311 and Zebrahead at Bogart's

By Jason Koerner

It was a freezing cold night in Cincinnati when reggae-rock icons 311 came to town to warm things up with Zebrahead. It was a great night for live music, and the whole town seemed brave enough to handle the cold for a show like this Thursday night event. So what happened? Here's what you missed if you stayed on our side of the river…

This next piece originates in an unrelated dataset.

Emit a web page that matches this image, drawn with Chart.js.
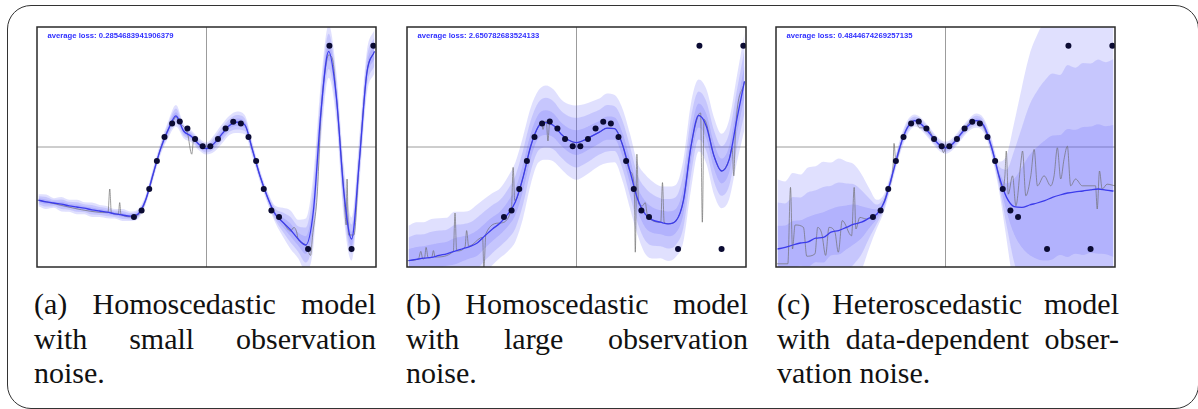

I walked in as Zebrahead was already in progress. Between getting lost - pardon me, we weren't lost - taking the scenic route, stopping to get gas and therefore actually making it to Ohio, and the usual quest for a spot to park in which my truck would not get "borrowed" by the friendly local towing service; we were late. It was a pleasant surprise to see that Zebrahead was mid-set, because I thought at one point in the night they would be mopping the floors by the time we arrived. I was very impressed with their performance, not so much for its musical value, but more for the entertainment aspect of it. They were a FUN band to watch. They actually talked to the crowd- what a concept, right? At one point they poked fun at their own material (I think it was their material) and played several songs that used the same chords. It was hilarious! Another highlight of their humorous set was when they took ANY request from the audience. The milestone of this series of 30-second blips had to be "Smells Like Teen Spirit," due to the comment "I thought it was a requirement to know how to play this song in order to be a musician." You may know the band for their more popular tune "Playmate of the Year" which, of course, was played that night.

Three-eleven had a killer performance lined up, but their interaction with the crowd left a little to be desired. Zebrahead really cut a huge path in public relations before 311 came out, so it was a difficult act to follow in that respect. However, this lack of people skills was further illustrated later on that night as the band failed to show up for their own "after show party" and in turn ticked off 25-30 fans with worthless passes. Not the greatest way to keep your fans loyal, eh?

Anyway, what the group lacked in PR skills, they made up for musically. Their music was trademark-tight, featuring the off-beat rhythms and blend of modern rock and reggae sounds that have pushed them to the top of their game, though they still a mainstream flavor, at least enough to get sufficient radio play. They opened not with an introduction or ‘hello,' but "Down." They continued to pump out tunes to make the crowd move all night long. Great music to dance to, but just don't expect to meet and greet them afterwards.